• **Aim of the task**
Leave the pictures out, and output exactly the lines from the one containing "Write a Python" through the one containing "ax.tick_params(labelsize=23)".

-- START OF Entries supplied --

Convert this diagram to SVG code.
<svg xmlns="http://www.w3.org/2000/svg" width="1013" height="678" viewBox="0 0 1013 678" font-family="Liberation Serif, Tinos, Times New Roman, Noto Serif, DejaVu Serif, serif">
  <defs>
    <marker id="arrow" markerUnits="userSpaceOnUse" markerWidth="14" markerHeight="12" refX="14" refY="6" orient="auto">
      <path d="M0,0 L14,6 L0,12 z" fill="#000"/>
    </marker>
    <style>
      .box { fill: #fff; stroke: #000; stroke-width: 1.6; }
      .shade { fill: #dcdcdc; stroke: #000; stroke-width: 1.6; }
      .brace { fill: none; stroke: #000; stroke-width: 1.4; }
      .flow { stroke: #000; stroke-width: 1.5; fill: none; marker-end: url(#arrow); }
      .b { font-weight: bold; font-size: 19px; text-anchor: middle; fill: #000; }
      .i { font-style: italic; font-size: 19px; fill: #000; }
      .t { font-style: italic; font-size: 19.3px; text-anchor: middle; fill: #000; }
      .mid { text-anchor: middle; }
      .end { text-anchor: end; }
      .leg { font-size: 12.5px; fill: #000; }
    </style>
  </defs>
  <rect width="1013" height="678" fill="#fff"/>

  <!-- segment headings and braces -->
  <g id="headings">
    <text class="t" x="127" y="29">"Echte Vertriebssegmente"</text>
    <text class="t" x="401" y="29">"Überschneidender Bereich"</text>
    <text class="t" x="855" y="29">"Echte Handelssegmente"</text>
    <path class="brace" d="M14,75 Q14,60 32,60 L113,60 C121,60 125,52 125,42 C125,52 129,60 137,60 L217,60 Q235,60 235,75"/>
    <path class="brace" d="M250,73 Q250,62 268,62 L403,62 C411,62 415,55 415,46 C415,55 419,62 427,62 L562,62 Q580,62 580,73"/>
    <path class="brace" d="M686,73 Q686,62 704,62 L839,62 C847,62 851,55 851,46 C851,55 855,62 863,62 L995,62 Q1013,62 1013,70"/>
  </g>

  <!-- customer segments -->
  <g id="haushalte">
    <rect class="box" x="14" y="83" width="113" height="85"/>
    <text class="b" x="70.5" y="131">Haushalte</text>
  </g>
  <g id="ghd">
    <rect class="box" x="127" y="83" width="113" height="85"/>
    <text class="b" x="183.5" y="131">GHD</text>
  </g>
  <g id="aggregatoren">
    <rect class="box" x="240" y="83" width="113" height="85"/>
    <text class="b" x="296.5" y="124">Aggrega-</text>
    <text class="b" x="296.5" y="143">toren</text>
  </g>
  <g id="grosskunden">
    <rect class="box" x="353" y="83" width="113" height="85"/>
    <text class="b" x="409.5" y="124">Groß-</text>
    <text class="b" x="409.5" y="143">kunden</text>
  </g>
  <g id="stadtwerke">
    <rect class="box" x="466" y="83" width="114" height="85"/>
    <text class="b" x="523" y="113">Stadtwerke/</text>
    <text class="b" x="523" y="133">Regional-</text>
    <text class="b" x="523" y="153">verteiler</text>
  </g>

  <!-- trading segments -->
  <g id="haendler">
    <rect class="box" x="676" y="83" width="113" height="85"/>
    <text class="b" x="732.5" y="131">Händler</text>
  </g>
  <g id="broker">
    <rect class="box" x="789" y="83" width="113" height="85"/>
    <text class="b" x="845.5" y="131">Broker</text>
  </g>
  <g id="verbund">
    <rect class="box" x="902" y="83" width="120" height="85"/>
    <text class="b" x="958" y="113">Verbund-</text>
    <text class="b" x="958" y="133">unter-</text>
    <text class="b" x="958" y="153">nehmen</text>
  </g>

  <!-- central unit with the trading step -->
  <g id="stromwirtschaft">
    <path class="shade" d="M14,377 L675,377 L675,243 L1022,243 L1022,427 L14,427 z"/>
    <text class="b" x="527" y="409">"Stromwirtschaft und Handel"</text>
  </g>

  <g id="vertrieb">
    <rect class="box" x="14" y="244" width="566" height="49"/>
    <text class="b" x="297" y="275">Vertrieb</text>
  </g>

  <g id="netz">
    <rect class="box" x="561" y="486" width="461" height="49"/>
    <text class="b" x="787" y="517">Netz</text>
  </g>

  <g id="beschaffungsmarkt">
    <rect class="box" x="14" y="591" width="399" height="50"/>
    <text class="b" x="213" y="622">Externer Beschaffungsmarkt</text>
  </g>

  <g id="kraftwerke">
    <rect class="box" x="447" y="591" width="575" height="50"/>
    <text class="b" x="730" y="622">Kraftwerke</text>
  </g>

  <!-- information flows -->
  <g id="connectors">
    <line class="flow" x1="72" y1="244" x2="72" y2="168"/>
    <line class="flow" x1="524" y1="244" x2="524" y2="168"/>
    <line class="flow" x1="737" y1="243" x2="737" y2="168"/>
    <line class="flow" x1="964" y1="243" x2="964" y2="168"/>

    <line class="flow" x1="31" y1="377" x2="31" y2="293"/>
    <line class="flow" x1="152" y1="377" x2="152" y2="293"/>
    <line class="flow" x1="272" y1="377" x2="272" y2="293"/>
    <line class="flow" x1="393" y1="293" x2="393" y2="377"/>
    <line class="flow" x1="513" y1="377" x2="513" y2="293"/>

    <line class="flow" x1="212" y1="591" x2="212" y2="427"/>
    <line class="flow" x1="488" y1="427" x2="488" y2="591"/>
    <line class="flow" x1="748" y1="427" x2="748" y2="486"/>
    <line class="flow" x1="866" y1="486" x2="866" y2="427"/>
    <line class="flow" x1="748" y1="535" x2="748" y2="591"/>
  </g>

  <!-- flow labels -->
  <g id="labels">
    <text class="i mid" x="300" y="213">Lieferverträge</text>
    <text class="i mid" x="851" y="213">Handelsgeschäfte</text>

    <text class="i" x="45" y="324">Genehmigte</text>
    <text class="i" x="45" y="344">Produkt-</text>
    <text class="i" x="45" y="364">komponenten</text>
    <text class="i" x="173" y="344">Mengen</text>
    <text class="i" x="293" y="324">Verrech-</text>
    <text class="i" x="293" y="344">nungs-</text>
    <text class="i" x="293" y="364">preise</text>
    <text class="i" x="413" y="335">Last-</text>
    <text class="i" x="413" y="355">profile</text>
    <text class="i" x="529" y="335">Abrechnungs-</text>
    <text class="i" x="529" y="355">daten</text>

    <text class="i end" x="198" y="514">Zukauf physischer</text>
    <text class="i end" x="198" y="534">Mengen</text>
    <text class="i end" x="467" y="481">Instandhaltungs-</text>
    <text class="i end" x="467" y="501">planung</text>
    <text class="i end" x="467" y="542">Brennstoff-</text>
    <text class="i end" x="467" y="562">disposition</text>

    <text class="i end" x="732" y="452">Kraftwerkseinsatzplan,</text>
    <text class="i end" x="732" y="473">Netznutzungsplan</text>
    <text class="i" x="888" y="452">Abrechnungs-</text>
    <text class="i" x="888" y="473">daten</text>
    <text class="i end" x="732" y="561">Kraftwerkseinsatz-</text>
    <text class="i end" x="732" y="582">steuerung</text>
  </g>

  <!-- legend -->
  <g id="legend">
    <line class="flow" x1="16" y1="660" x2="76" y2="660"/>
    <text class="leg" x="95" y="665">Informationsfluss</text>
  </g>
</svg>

-- END OF Entries supplied --
-- START OF Entries supplied --

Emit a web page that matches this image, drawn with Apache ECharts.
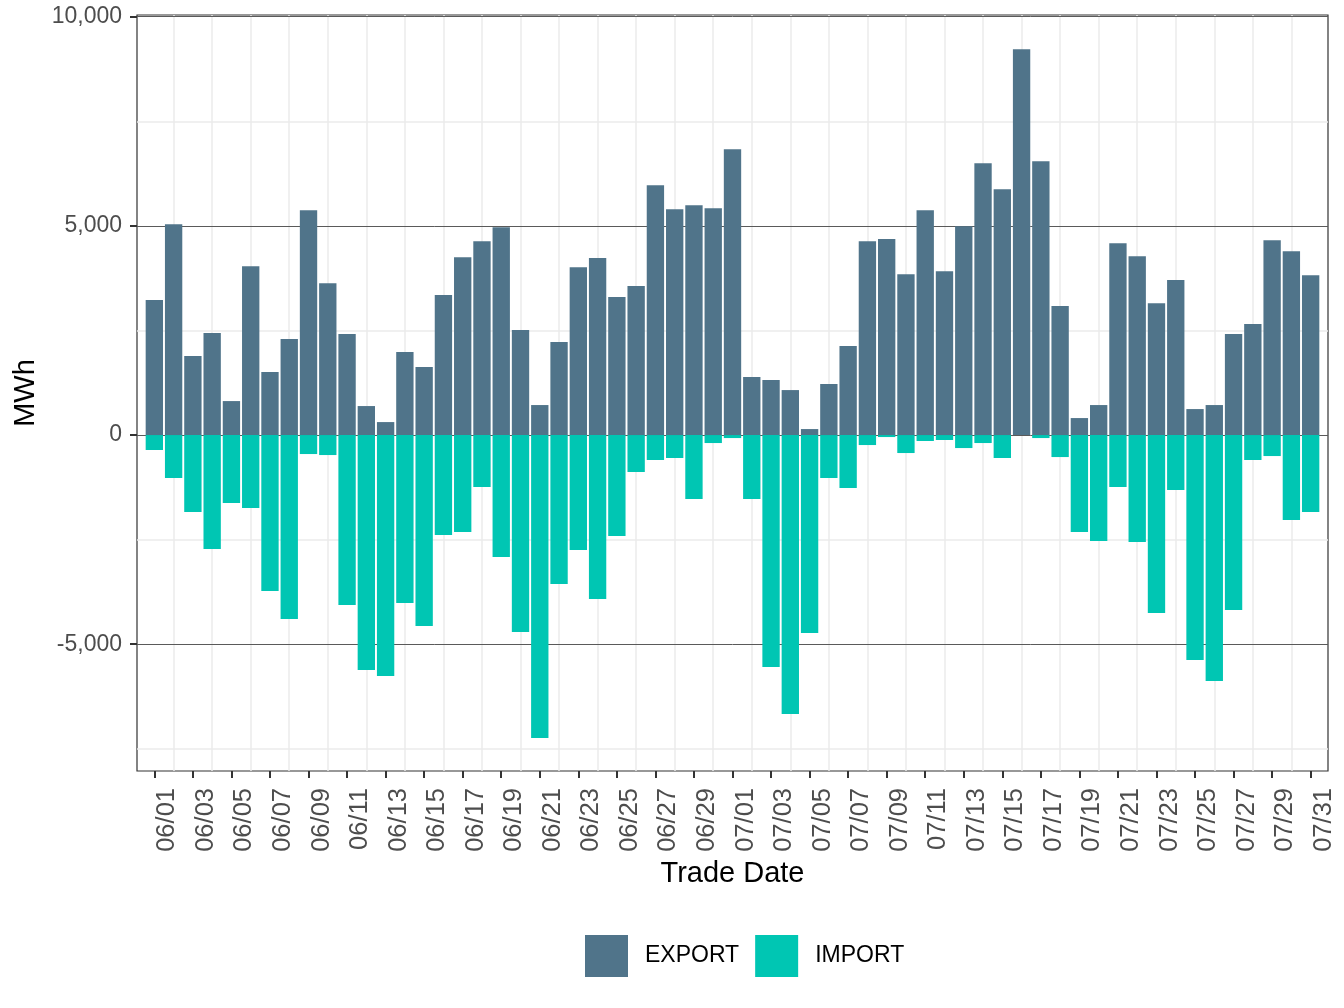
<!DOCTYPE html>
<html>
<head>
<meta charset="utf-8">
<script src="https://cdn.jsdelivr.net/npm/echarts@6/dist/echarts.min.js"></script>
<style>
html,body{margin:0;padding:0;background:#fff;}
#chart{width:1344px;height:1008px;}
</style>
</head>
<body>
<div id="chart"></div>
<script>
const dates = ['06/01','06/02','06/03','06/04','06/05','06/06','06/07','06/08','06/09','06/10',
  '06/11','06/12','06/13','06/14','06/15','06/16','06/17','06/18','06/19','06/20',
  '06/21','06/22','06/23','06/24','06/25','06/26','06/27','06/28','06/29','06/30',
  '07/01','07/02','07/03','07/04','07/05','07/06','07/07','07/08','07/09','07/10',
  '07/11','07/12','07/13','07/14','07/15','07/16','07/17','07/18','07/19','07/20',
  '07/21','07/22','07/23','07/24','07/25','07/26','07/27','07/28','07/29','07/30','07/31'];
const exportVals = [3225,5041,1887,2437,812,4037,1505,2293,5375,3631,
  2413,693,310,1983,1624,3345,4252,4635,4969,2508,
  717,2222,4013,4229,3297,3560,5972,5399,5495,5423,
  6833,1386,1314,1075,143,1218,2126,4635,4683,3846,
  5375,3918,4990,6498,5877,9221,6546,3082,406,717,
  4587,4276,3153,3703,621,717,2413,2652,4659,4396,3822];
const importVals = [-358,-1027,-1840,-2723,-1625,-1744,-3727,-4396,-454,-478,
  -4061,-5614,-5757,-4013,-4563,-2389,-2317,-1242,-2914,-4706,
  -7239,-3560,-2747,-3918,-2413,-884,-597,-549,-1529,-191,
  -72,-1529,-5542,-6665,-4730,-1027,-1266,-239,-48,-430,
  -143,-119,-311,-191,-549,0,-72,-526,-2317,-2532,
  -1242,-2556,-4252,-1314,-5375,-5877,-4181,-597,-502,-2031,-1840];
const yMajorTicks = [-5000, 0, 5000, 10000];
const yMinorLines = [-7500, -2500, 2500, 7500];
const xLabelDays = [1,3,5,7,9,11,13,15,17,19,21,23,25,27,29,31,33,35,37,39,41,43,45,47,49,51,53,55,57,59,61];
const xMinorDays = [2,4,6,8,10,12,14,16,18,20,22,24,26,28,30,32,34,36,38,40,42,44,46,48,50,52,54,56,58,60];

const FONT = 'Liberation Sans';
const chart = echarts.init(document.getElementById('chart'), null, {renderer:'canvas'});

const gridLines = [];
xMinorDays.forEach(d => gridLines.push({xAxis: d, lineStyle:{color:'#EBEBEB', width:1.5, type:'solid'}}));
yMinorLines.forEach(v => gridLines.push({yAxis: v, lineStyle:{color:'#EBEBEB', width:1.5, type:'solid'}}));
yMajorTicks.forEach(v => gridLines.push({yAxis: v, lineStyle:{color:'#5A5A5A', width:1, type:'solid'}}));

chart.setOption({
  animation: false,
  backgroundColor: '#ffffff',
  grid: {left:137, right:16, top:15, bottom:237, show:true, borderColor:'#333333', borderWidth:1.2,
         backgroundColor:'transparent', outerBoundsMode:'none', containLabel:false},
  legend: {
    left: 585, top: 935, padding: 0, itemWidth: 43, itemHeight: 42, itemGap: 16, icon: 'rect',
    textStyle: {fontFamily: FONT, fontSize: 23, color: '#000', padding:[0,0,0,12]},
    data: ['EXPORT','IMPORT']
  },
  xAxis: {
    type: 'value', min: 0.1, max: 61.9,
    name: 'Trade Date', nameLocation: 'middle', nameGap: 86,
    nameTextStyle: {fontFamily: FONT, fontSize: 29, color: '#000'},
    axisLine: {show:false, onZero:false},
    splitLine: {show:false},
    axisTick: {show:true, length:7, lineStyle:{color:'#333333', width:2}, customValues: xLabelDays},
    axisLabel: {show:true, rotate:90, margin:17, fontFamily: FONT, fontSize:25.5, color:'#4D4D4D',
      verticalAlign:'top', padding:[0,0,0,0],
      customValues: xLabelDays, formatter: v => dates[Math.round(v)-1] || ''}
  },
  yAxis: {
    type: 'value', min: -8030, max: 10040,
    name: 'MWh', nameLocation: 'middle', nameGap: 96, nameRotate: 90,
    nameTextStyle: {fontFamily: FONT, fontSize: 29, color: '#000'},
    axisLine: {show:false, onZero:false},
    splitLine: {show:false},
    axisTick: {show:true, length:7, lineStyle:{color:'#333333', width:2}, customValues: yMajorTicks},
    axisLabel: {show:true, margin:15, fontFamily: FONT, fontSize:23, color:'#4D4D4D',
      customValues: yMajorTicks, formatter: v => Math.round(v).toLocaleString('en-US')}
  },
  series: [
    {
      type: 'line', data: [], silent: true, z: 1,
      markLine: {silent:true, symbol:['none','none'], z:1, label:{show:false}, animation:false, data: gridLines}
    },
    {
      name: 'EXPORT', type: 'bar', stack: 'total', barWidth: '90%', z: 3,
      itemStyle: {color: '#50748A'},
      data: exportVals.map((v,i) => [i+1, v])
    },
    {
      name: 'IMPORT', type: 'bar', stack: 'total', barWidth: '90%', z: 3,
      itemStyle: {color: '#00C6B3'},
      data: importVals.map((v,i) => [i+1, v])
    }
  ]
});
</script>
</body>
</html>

-- END OF Entries supplied --
-- START OF Entries supplied --

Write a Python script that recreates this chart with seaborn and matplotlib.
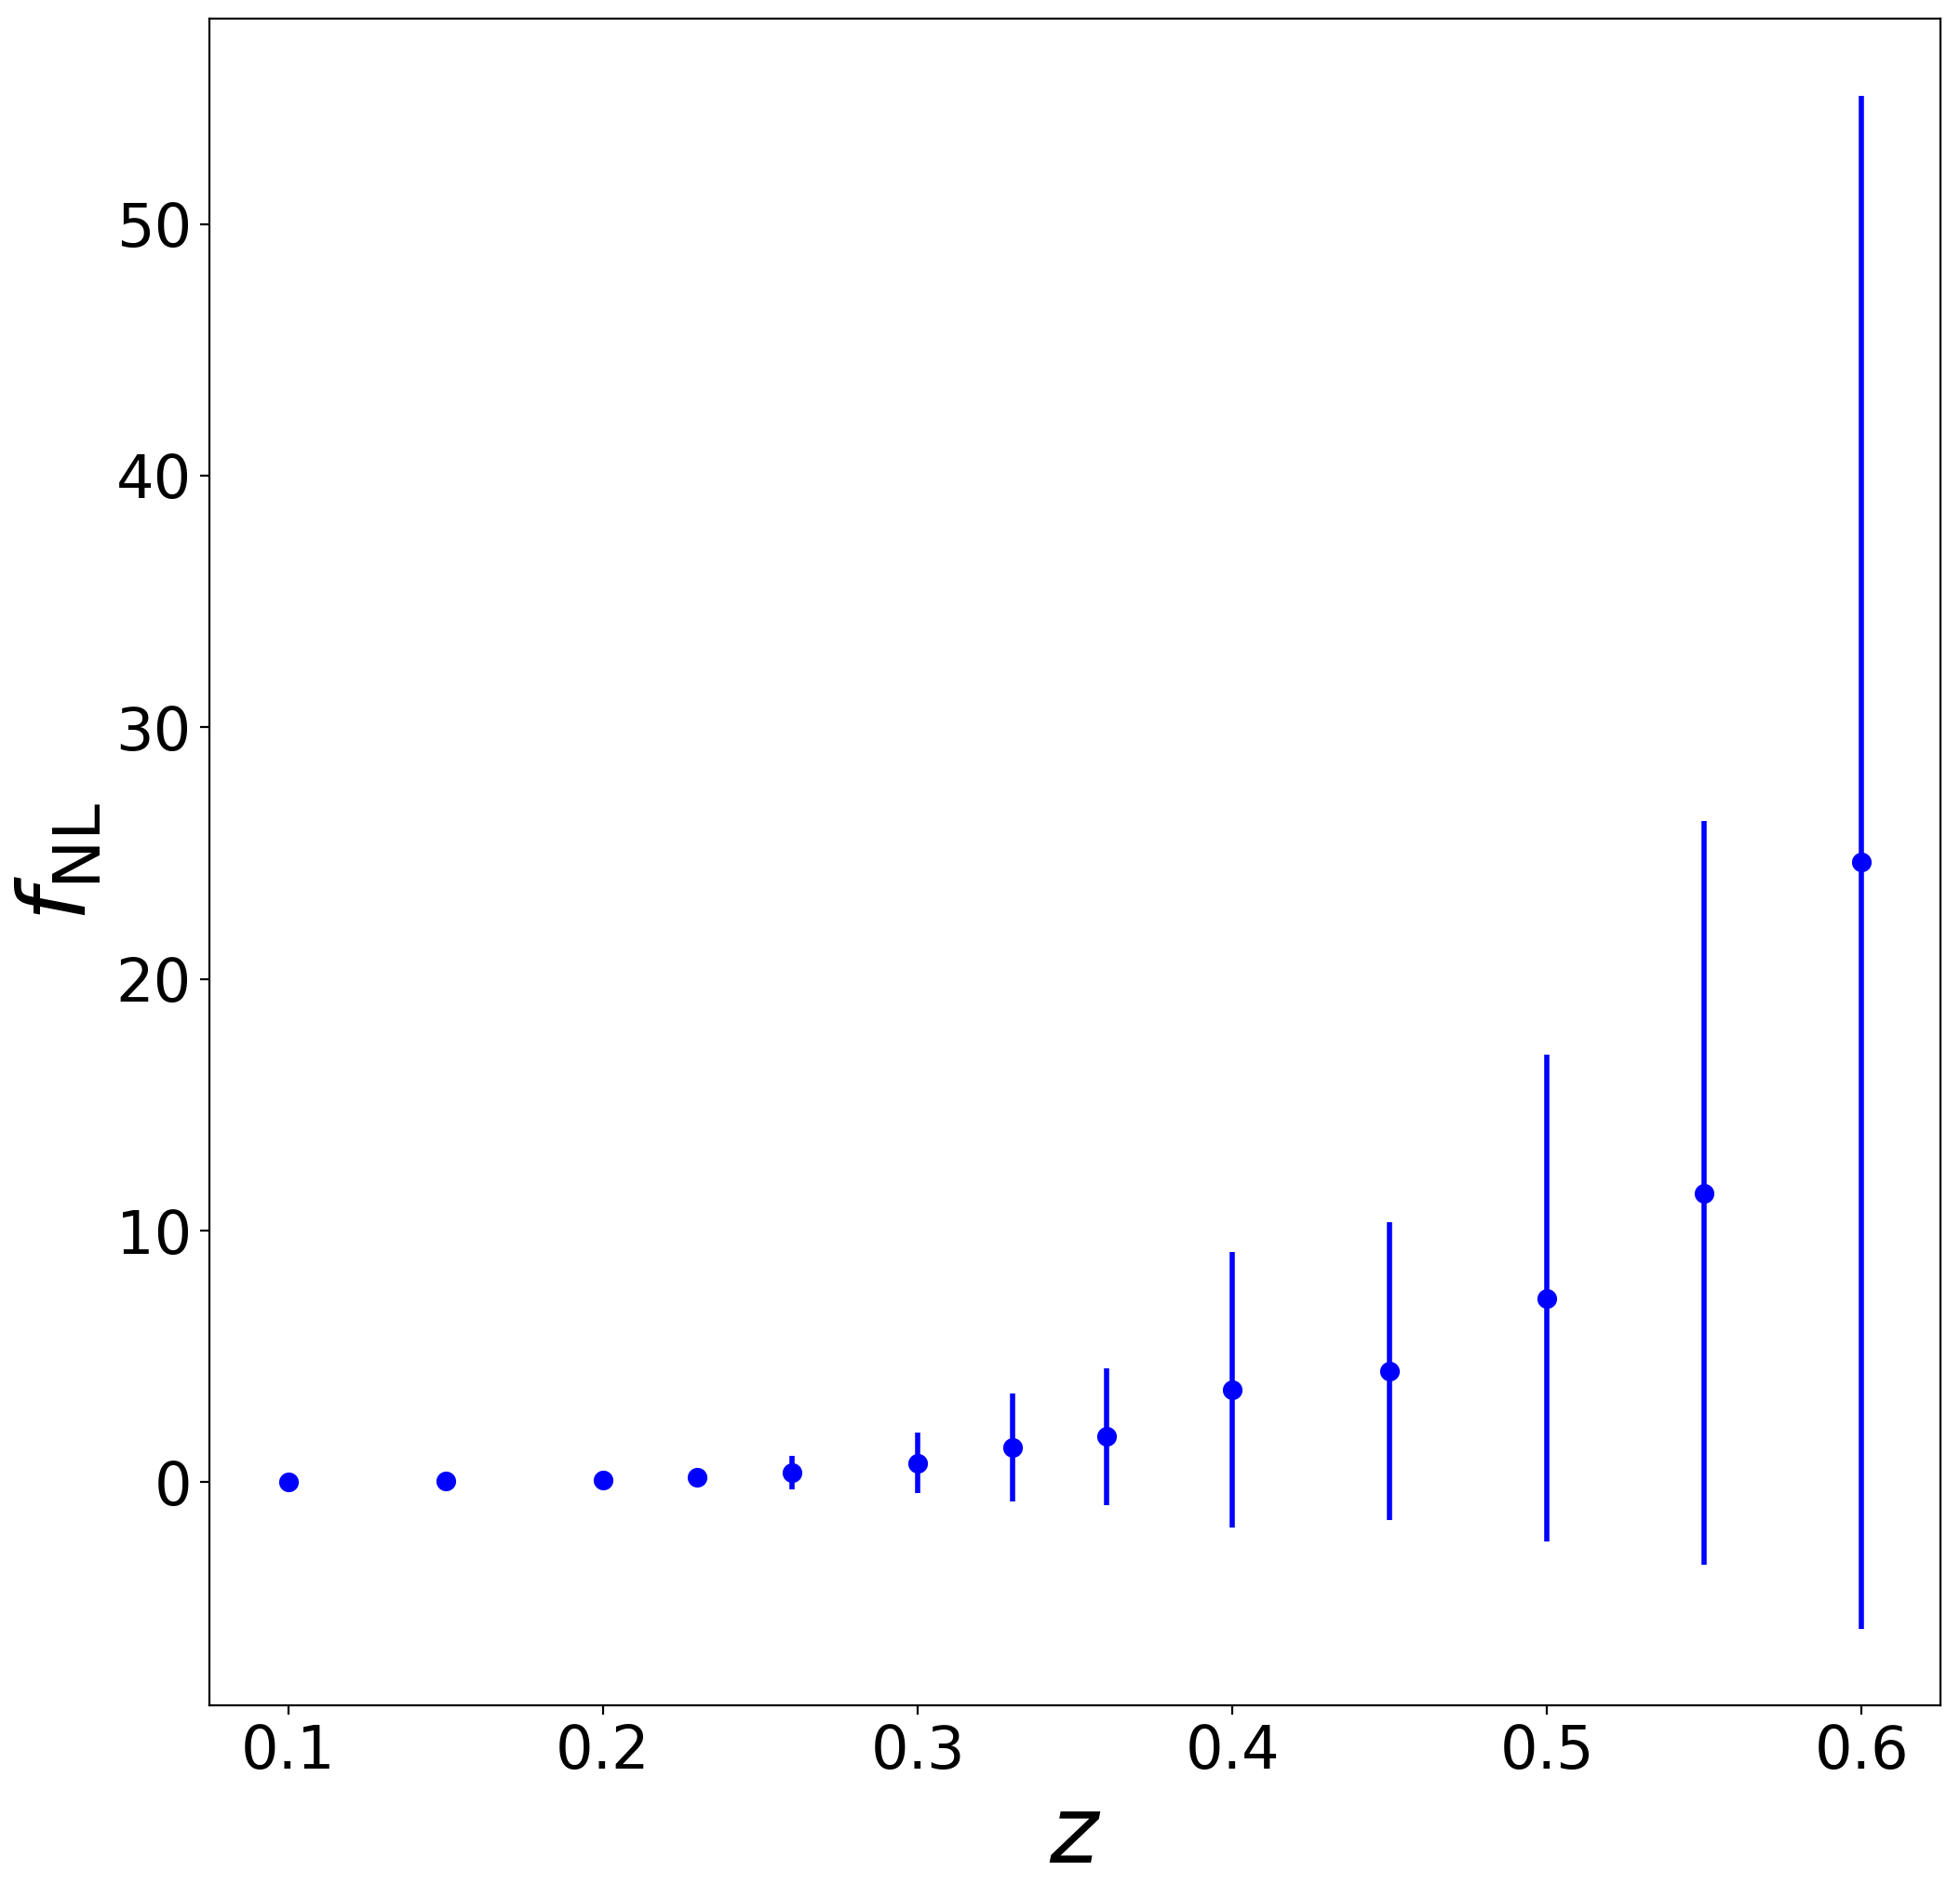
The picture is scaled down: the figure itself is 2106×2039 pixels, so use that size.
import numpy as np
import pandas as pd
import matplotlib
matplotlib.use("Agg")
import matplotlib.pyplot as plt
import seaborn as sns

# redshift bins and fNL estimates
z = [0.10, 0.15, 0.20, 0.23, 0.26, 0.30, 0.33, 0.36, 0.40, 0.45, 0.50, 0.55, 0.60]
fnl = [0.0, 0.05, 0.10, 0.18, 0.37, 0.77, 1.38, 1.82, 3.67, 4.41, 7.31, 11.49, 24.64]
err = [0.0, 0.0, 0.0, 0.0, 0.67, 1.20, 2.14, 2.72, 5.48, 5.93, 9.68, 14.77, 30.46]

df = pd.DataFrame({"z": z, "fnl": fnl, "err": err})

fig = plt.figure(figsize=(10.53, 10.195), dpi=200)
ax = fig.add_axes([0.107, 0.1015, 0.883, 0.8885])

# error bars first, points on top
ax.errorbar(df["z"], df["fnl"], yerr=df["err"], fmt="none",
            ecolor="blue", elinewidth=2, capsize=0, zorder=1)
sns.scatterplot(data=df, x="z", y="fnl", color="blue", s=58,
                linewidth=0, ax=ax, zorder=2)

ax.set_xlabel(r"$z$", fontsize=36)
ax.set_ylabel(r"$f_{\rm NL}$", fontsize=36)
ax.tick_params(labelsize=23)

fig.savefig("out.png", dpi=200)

-- END OF Entries supplied --

• **Result**
Write a Python script that recreates this chart with seaborn and matplotlib.
The picture is scaled down: the figure itself is 2106×2039 pixels, so use that size.
import numpy as np
import pandas as pd
import matplotlib
matplotlib.use("Agg")
import matplotlib.pyplot as plt
import seaborn as sns

# redshift bins and fNL estimates
z = [0.10, 0.15, 0.20, 0.23, 0.26, 0.30, 0.33, 0.36, 0.40, 0.45, 0.50, 0.55, 0.60]
fnl = [0.0, 0.05, 0.10, 0.18, 0.37, 0.77, 1.38, 1.82, 3.67, 4.41, 7.31, 11.49, 24.64]
err = [0.0, 0.0, 0.0, 0.0, 0.67, 1.20, 2.14, 2.72, 5.48, 5.93, 9.68, 14.77, 30.46]

df = pd.DataFrame({"z": z, "fnl": fnl, "err": err})

fig = plt.figure(figsize=(10.53, 10.195), dpi=200)
ax = fig.add_axes([0.107, 0.1015, 0.883, 0.8885])

# error bars first, points on top
ax.errorbar(df["z"], df["fnl"], yerr=df["err"], fmt="none",
            ecolor="blue", elinewidth=2, capsize=0, zorder=1)
sns.scatterplot(data=df, x="z", y="fnl", color="blue", s=58,
                linewidth=0, ax=ax, zorder=2)

ax.set_xlabel(r"$z$", fontsize=36)
ax.set_ylabel(r"$f_{\rm NL}$", fontsize=36)
ax.tick_params(labelsize=23)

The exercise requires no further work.